Y la Muerte seguía mirando al emperador
con sus ojos huecos y fríos, y en el cuarto había una calma espantosa, cuando
de pronto entró por la ventana el son de una dulce música. Afuera, en la rama
de un árbol, estaba cantando el ruiseñor vivo. Le habían dicho que estaba muy
enfermo el emperador, y venía a cantarle de fe y de esperanza. Y según iba cantando
eran menos negras las sombras, y corría la sangre más caliente en las venas
del emperador, y revivían sus carnes moribundas. La Muerte misma escuchaba,
y le dijo: "¡Sigue, ruiseñor, sigue!" Y por un canto, le dio la Muerte
la corona de oro: y por otro, la espada de mando: y por otro canto más, le dio
la hermosa bandera. Y cuando ya la Muerte no tenía ni la bandera, ni la espada,
ni la corona del emperador, cantó el pájaro de la hermosura del camposanto,
donde la rosa blanca crece, y da el laurel sus aromas a la brisa, y dan brillo
y salud a la yerba las lágrimas de los dolientes.

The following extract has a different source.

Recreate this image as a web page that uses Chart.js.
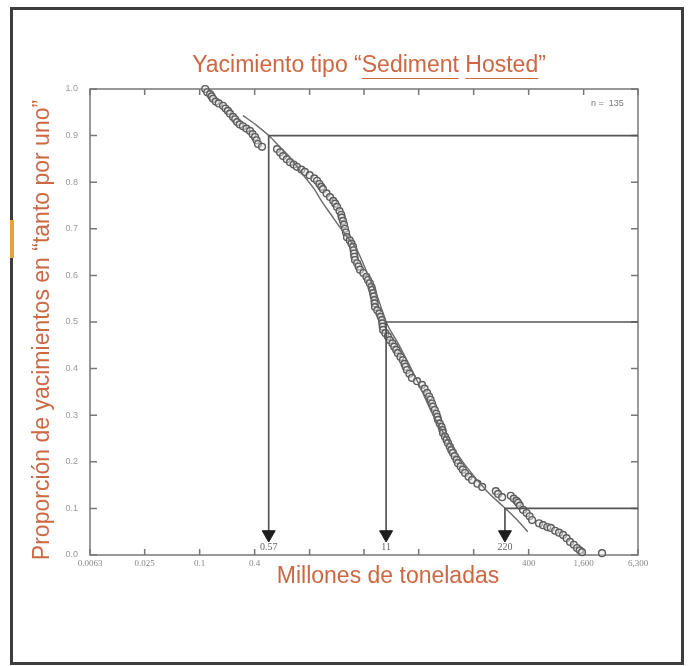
<!DOCTYPE html>
<html>
<head>
<meta charset="utf-8">
<script src="https://cdn.jsdelivr.net/npm/chart.js@4/dist/chart.umd.min.js"></script>
<style>
  html, body { margin: 0; padding: 0; background: #fff; }
  #wrap { position: relative; width: 688px; height: 666px; }
  #c { position: absolute; left: 0; top: 0; }
  #frame { position: absolute; left: 10px; top: 7px; width: 668px; height: 652px;
           border: 3px solid #3d3d3d; pointer-events: none; }
  #tab { position: absolute; left: 10px; top: 220px; width: 4px; height: 38px; background: #e8a23c; }
</style>
</head>
<body>
<div id="wrap">
  <canvas id="c" width="688" height="666"></canvas>
  <div id="frame"></div>
  <div id="tab"></div>
</div>
<script>
// axis ticks (log scale, factor 4)
const xTickValues = [0.0063, 0.025, 0.1, 0.4, 1.6, 6.3, 25, 100, 400, 1600, 6300];
const xTickLabels = ['0.0063', '0.025', '0.1', '0.4', '', '', '', '', '400', '1,600', '6,300'];

// deposits: tonnage (Mt) vs proportion of deposits with that tonnage or more
const depositTonnage = [
  0.115, 0.121, 0.130, 0.135, 0.140, 0.150, 0.162, 0.180, 0.192, 0.204,
  0.215, 0.232, 0.245, 0.257, 0.275, 0.298, 0.325, 0.356, 0.380, 0.404,
  0.420, 0.435, 0.482, 0.703, 0.760, 0.818, 0.900, 0.976, 1.07, 1.16,
  1.30, 1.42, 1.60, 1.80, 1.93, 2.05, 2.15, 2.24, 2.45, 2.67,
  2.90, 3.05, 3.19, 3.40, 3.55, 3.60, 3.71, 3.80, 3.90, 4.00,
  4.10, 4.40, 4.60, 4.78, 4.85, 4.90, 4.95, 5.02, 5.30, 5.50,
  5.70, 6.20, 6.70, 6.97, 7.30, 7.60, 7.75, 7.91, 8.05, 8.20,
  8.25, 8.32, 8.80, 9.30, 9.60, 9.93, 10.0, 10.1, 10.2, 10.8,
  11.5, 12.1, 12.9, 13.5, 14.2, 14.8, 15.8, 16.8, 17.5, 18.0,
  18.6, 19.8, 21.1, 24.0, 27.2, 29.0, 30.9, 32.5, 33.8, 35.0,
  35.9, 37.5, 39.0, 40.0, 40.7, 42.5, 44.5, 45.5, 46.2, 48.5,
  50.5, 52.4, 55.0, 57.0, 59.4, 62.0, 65.0, 67.4, 72.0, 76.0,
  80.5, 88.0, 96.0, 110, 124, 175, 185, 205, 255, 275,
  295, 306, 320, 347, 380, 410, 436, 520, 575, 640,
  700, 780, 860, 953, 1040, 1136, 1250, 1355, 1450, 1536,
  2543
];
const depositProportion = [
  1.000, 0.993, 0.989, 0.984, 0.979, 0.973, 0.969, 0.964, 0.958, 0.953,
  0.947, 0.940, 0.935, 0.929, 0.924, 0.920, 0.915, 0.910, 0.903, 0.897,
  0.890, 0.882, 0.876, 0.871, 0.864, 0.856, 0.849, 0.843, 0.838, 0.833,
  0.827, 0.822, 0.815, 0.808, 0.803, 0.796, 0.790, 0.785, 0.776, 0.768,
  0.760, 0.754, 0.747, 0.738, 0.730, 0.724, 0.717, 0.709, 0.700, 0.692,
  0.682, 0.675, 0.668, 0.661, 0.654, 0.647, 0.640, 0.633, 0.626, 0.619,
  0.612, 0.605, 0.597, 0.590, 0.583, 0.575, 0.569, 0.562, 0.555, 0.547,
  0.540, 0.532, 0.525, 0.518, 0.511, 0.504, 0.497, 0.490, 0.483, 0.476,
  0.469, 0.461, 0.454, 0.447, 0.440, 0.433, 0.425, 0.418, 0.410, 0.404,
  0.397, 0.389, 0.380, 0.373, 0.365, 0.357, 0.348, 0.340, 0.333, 0.325,
  0.318, 0.311, 0.303, 0.296, 0.290, 0.282, 0.275, 0.268, 0.262, 0.254,
  0.247, 0.240, 0.232, 0.225, 0.219, 0.212, 0.204, 0.197, 0.190, 0.183,
  0.176, 0.168, 0.161, 0.153, 0.146, 0.137, 0.131, 0.124, 0.127, 0.121,
  0.116, 0.112, 0.106, 0.097, 0.090, 0.083, 0.075, 0.068, 0.064, 0.060,
  0.058, 0.052, 0.048, 0.043, 0.036, 0.028, 0.022, 0.015, 0.010, 0.006,
  0.004
];
const sampleSize = 135;

// fitted curve
const fitTonnage    = [0.298, 0.42, 0.57, 0.72, 0.976, 1.2, 1.37, 1.8, 2.2, 2.8, 3.3, 4.3, 5.2, 7.0, 9.0, 11, 15, 23.8, 35, 55, 80, 140, 211, 300, 391];
const fitProportion = [0.943, 0.922, 0.90, 0.88, 0.853, 0.83, 0.815, 0.785, 0.757, 0.728, 0.708, 0.678, 0.657, 0.60, 0.55, 0.50, 0.453, 0.376, 0.305, 0.24, 0.194, 0.137, 0.104, 0.075, 0.05];

// percentile markers (90 %, 50 %, 10 %)
const markerTonnage = [0.57, 11, 220];
const markerLevel   = [0.9, 0.5, 0.1];
const markerText    = ['0.57', '11', '220'];

const arrowBase = 0.044;
const orange = '#cd6843';
const titleFont = '23px "Liberation Sans", Arial, sans-serif';

const markerDatasets = markerTonnage.map((m, i) => ({
  type: 'line',
  data: [{ x: 6300, y: markerLevel[i] }, { x: m, y: markerLevel[i] }, { x: m, y: arrowBase }],
  borderColor: '#555',
  borderWidth: 1.7,
  pointRadius: 0,
  tension: 0,
  clip: false
}));

const decor = {
  id: 'decor',
  beforeDatasetsDraw(chart) {
    const { ctx, chartArea: a, scales: { x, y } } = chart;
    ctx.save();
    ctx.strokeStyle = '#777';
    ctx.lineWidth = 1.5;
    ctx.strokeRect(a.left, a.top, a.right - a.left, a.bottom - a.top);
    ctx.beginPath();
    x.ticks.forEach(t => {
      const px = x.getPixelForValue(t.value);
      ctx.moveTo(px, a.top); ctx.lineTo(px, a.top + 6);
      ctx.moveTo(px, a.bottom); ctx.lineTo(px, a.bottom - 6);
    });
    y.ticks.forEach(t => {
      const py = y.getPixelForValue(t.value);
      ctx.moveTo(a.left, py); ctx.lineTo(a.left + 7, py);
      ctx.moveTo(a.right, py); ctx.lineTo(a.right - 7, py);
    });
    ctx.stroke();
    ctx.restore();
  },
  afterDraw(chart) {
    const { ctx, chartArea: a, scales: { x } } = chart;
    ctx.save();
    ctx.fillStyle = orange;
    ctx.textBaseline = 'middle';
    ctx.textAlign = 'left';

    // main title with underlined words
    const title = 'Yacimiento tipo \u201cSediment Hosted\u201d';
    ctx.font = titleFont;
    const tw = ctx.measureText(title).width;
    const tx = 369 - tw / 2;
    ctx.fillText(title, tx, 66);
    ctx.strokeStyle = orange;
    ctx.lineWidth = 1;
    ['Sediment', 'Hosted'].forEach(word => {
      const idx = title.indexOf(word);
      const x0 = tx + ctx.measureText(title.slice(0, idx)).width;
      const x1 = x0 + ctx.measureText(word).width;
      ctx.beginPath(); ctx.moveTo(x0, 78.5); ctx.lineTo(x1, 78.5); ctx.stroke();
    });

    // axis titles
    ctx.textAlign = 'center';
    ctx.fillText('Millones de toneladas', 388, 577);
    ctx.save();
    ctx.translate(43, 330);
    ctx.rotate(-Math.PI / 2);
    ctx.fillText('Proporci\u00f3n de yacimientos en \u201ctanto por uno\u201d', 0, 0);
    ctx.restore();

    // sample size
    ctx.fillStyle = '#777';
    ctx.font = '9px "Liberation Sans", Arial, sans-serif';
    ctx.textAlign = 'left';
    ctx.fillText('n =  ' + sampleSize, 591, 104);

    // marker values
    ctx.fillStyle = '#666';
    ctx.font = '10px "Liberation Serif", "Times New Roman", serif';
    ctx.textAlign = 'center';
    markerTonnage.forEach((m, i) => {
      ctx.fillText(markerText[i], x.getPixelForValue(m), a.bottom - 8);
    });
    ctx.restore();
  }
};

new Chart(document.getElementById('c'), {
  type: 'scatter',
  data: {
    datasets: [
      {
        type: 'scatter',
        data: markerTonnage.map(m => ({ x: m, y: arrowBase })),
        pointStyle: 'triangle',
        rotation: 180,
        pointRadius: 7.5,
        backgroundColor: '#1e1e1e',
        borderColor: '#1e1e1e',
        borderWidth: 1,
        clip: false
      },
      ...markerDatasets,
      {
        type: 'line',
        data: fitTonnage.map((v, i) => ({ x: v, y: fitProportion[i] })),
        borderColor: '#6a6a6a',
        borderWidth: 1.4,
        pointRadius: 0,
        cubicInterpolationMode: 'monotone',
        clip: false
      },
      {
        type: 'scatter',
        data: depositTonnage.map((v, i) => ({ x: v, y: depositProportion[i] })),
        pointStyle: 'circle',
        pointRadius: 3.4,
        borderWidth: 1.4,
        borderColor: '#5c5c5c',
        backgroundColor: 'rgba(235,235,235,0.5)',
        clip: false
      }
    ]
  },
  options: {
    responsive: false,
    animation: false,
    events: [],
    layout: { padding: { top: 89, right: 50, left: 0, bottom: 0 } },
    plugins: { legend: { display: false }, tooltip: { enabled: false }, title: { display: false } },
    scales: {
      x: {
        type: 'logarithmic',
        min: 0.0063,
        max: 6300,
        afterBuildTicks: s => { s.ticks = xTickValues.map(v => ({ value: v })); },
        afterFit: s => { s.height = 111; },
        grid: { display: false, drawTicks: false },
        border: { display: false },
        ticks: {
          autoSkip: false,
          maxRotation: 0,
          padding: 3,
          color: '#888',
          font: { family: '"Liberation Serif", "Times New Roman", serif', size: 9 },
          callback: (v, i) => xTickLabels[i]
        }
      },
      y: {
        min: 0,
        max: 1,
        afterFit: s => { s.width = 90; },
        grid: { display: false, drawTicks: false },
        border: { display: false },
        ticks: {
          stepSize: 0.1,
          padding: 12,
          color: '#999',
          font: { family: '"Liberation Sans", Arial, sans-serif', size: 9 },
          callback: v => v.toFixed(1)
        }
      }
    }
  },
  plugins: [decor]
});
</script>
</body>
</html>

Y tan hermoso vio la Muerte en el canto
a su jardín, que lo quiso ir a ver, y se levantó del pecho del emperador, y
desapareció como un vapor por la ventana.

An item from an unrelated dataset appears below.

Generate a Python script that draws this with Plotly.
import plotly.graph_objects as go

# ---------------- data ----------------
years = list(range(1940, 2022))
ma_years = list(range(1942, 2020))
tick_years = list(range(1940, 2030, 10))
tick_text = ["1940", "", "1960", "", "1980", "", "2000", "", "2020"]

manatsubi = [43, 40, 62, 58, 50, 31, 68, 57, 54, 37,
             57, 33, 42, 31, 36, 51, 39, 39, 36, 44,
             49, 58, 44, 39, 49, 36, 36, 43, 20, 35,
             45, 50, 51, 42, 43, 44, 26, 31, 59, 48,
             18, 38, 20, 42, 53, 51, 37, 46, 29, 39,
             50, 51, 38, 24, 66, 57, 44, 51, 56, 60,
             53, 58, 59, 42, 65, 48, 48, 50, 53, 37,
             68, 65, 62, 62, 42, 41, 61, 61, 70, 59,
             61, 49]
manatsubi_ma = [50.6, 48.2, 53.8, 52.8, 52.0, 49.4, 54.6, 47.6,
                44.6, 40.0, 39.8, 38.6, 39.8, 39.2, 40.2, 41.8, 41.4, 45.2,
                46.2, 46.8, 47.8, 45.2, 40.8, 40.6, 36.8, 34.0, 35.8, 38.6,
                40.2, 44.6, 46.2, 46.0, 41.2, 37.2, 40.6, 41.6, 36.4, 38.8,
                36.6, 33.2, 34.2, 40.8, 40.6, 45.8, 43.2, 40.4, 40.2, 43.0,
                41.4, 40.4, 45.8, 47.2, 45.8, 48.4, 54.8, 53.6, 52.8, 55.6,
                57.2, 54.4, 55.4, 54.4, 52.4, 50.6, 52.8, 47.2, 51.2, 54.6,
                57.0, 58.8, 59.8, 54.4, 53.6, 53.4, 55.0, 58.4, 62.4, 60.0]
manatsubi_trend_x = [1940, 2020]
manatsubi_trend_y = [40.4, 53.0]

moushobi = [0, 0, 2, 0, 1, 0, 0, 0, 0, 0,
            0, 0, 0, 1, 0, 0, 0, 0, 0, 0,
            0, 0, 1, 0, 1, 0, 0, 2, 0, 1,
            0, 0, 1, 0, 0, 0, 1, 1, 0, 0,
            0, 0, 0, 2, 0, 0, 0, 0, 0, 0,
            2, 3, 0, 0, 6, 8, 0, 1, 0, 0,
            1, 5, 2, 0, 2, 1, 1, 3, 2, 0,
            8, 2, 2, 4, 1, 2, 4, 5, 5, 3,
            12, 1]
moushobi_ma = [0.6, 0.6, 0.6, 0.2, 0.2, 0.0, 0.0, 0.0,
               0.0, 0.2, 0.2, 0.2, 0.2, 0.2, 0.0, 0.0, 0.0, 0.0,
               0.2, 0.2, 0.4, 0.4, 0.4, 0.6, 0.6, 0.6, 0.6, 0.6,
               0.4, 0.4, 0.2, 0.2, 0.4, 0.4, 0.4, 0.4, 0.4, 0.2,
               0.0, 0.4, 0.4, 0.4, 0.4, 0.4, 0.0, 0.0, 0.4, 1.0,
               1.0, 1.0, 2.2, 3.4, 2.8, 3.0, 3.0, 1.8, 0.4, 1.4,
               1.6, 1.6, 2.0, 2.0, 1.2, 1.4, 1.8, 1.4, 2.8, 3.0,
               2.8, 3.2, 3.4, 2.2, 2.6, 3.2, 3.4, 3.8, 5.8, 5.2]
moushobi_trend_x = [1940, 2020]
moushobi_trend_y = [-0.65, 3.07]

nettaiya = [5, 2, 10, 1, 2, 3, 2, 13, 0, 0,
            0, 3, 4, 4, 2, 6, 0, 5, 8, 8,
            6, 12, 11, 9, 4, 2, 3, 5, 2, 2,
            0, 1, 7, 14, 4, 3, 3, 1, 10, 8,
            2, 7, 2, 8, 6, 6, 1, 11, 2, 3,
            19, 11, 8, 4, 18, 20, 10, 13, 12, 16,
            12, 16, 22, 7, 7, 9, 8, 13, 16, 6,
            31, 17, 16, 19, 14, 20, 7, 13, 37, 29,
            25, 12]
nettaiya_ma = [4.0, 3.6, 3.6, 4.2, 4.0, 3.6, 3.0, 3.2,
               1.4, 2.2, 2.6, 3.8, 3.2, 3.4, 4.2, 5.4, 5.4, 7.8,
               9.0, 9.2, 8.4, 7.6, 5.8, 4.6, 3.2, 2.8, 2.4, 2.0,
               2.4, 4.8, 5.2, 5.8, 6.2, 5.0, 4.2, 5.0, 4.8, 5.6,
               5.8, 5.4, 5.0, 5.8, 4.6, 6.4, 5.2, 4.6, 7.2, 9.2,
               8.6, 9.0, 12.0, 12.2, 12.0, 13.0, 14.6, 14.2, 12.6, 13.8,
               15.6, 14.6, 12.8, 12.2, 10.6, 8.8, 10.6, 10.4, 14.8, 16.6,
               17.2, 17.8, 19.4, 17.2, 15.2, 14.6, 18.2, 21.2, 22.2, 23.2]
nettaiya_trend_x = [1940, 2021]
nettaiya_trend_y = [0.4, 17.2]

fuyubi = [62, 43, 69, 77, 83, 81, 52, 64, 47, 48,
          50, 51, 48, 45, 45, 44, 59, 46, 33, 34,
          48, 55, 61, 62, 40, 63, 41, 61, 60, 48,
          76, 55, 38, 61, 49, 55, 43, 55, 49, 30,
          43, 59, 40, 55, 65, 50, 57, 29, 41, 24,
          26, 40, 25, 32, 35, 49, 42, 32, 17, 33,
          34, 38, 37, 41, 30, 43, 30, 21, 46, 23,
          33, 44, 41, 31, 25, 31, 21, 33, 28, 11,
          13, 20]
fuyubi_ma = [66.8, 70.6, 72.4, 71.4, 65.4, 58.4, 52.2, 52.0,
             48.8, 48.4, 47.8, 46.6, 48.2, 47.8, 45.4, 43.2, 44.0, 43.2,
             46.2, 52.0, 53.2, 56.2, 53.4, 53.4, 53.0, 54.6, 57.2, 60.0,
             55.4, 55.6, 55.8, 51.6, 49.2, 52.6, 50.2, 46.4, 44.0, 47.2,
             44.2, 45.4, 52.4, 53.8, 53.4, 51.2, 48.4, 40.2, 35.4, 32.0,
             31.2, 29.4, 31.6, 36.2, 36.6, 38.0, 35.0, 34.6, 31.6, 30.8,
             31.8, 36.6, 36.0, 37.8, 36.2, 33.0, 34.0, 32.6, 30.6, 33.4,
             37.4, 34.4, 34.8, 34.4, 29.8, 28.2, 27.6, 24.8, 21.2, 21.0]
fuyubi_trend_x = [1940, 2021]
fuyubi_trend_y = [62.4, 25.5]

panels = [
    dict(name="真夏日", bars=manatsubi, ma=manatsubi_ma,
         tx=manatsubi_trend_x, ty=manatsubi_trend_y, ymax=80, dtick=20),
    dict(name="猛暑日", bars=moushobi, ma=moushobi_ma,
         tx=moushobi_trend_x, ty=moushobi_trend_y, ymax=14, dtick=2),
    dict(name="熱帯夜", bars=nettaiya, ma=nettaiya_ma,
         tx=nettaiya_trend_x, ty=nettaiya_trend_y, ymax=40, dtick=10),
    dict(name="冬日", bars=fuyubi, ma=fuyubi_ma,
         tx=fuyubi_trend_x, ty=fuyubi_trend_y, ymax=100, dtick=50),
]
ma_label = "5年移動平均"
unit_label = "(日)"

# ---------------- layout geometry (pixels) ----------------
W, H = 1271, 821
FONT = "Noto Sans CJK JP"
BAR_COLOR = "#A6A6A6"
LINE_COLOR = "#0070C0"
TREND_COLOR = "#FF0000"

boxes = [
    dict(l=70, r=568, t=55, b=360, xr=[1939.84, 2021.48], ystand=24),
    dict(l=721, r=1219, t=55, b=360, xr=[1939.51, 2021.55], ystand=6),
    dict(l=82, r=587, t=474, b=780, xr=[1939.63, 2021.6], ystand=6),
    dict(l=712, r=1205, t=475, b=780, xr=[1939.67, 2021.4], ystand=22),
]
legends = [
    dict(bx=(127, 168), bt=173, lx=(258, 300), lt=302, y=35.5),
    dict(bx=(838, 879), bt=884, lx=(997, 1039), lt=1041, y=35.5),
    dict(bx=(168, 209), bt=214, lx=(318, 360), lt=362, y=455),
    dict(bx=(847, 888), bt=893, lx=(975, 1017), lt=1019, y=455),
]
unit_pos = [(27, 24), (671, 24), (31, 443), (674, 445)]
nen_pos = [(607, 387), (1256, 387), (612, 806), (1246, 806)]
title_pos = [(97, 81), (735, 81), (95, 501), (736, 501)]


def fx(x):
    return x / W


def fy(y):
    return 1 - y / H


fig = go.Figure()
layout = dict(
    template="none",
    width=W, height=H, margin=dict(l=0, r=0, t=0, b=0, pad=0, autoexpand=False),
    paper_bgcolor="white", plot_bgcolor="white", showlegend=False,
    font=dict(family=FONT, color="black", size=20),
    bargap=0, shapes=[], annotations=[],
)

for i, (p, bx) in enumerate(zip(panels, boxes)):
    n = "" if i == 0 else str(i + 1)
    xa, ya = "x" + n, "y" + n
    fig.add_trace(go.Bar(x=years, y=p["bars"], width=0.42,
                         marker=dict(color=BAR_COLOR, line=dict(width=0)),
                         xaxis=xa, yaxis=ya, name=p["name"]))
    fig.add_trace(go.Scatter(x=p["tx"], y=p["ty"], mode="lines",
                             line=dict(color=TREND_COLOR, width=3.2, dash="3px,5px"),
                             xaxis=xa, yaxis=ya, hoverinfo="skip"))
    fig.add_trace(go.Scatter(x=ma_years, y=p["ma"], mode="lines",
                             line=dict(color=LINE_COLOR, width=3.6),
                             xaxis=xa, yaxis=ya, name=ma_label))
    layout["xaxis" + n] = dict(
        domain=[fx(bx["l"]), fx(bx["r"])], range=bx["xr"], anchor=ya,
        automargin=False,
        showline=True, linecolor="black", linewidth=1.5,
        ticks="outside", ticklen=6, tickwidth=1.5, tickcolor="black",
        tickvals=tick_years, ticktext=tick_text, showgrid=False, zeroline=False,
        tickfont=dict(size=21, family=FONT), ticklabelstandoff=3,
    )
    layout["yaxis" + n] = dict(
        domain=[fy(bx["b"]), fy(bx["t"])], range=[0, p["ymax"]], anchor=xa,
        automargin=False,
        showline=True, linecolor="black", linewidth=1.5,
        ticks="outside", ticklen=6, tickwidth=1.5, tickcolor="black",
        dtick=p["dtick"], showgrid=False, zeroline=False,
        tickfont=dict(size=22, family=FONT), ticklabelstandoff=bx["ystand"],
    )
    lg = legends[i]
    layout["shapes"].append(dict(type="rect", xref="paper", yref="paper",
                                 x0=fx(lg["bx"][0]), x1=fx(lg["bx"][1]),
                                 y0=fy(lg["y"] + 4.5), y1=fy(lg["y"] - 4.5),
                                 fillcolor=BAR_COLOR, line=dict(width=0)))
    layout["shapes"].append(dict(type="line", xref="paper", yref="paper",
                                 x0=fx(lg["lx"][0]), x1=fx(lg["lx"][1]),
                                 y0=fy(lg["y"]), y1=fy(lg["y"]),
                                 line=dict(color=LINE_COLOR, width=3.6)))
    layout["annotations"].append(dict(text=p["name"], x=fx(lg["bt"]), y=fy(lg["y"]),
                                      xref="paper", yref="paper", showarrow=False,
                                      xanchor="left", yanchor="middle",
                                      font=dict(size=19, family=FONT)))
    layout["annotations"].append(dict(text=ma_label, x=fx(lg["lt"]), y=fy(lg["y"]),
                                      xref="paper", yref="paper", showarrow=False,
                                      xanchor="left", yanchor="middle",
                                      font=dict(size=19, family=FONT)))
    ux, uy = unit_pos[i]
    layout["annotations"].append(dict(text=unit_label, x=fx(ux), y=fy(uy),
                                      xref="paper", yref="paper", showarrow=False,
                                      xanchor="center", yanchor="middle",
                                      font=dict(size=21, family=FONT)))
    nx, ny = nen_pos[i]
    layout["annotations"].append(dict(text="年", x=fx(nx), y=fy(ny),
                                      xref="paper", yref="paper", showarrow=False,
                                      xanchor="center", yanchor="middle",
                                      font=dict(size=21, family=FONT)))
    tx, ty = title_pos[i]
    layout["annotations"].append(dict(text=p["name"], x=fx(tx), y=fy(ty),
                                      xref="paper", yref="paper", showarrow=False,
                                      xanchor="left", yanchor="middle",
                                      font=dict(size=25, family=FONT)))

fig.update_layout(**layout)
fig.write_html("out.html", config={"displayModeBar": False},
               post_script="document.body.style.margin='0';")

-¡Gracias, gracias, pájaro celeste!-decía
el emperador.-Yo te desterré de mi reino, y tú destierras a la muerte de mi
corazón. ¿Cómo te puedo yo pagar?
-Tú me pagaste ya, emperador, cuando te
hice llorar con mi canto: las lágrimas que arranca a las almas de los hombres
son el único premio digno del pájaro cantor. Duerme, emperador, duerme: yo cantaré
para ti.
Y con sus trinos y arpegios se fue durmiendo
el enfermo en un rueño de salud. Cuando despertó, entraba el sol, como oro vivo,
por la ventana. Ni uno solo de sus criados, ni un solo mandarín, había venido
a verlo. Lo creían muerto todos. El ruiseñor no más estaba junto a su cama:
el ruiseñor, cantando.
-¡Siempre estarás junto a mí! ¡En el palacio
vivirás, y cantarás cuando quieras! ¡Yo romperé al pájaro artificial en mil
pedazos!
-No lo rompas en mil pedazos, emperador:
él te sirvió bien mientras pudo: yo no puedo vivir en el palacio, ni fabricar
entre los cortesanos mi nido. Yo vendré al árbol que cae a tu ventana, y te
cantaré en la noche, para que tengas sueños felices. Te cantaré de los malos
y de los buenos, y de los que gozan y de los que sufren. Los pescadores me esperan,
emperador, en sus casas pobres de la orilla del mar. El ruiseñor no puede ser
infiel a los pescadores. Yo te vendré a cantar en la noche si me prometes una
cosa.
-¡Todo te lo prometo!-dijo el emperador,
que se había levantado de su cama, y tenía puesta la túnica imperial, y en la
mano su gran espada de oro.
-¡No digas que tienes un pájaro amigo que
te lo cuenta todo, porque le envenenarán el aire al pájaro!-Y salió volando
el ruiseñor, y echando al aire un ramillete de arpegios.
Los mandarines entraron de repente en el
cuarto, detrás del mandarín mayor, a ver al emperador muerto. Y lo vieron de
pie, con su túnica imperial; con la mano de la espada puesta al corazón. Y se
oía, como una risa, el canto del ruiseñor.
-¡Tsing-pé! ¡Tsing-pé!-dijo el gran mandarín,
y dio dieciocho vueltas seguidas con los brazos abiertos, y se echó por tierra,
con la frente a los pies del emperador. Y a los mandarines, arrodillados en
el aire, les temblaba en la nuca la cola.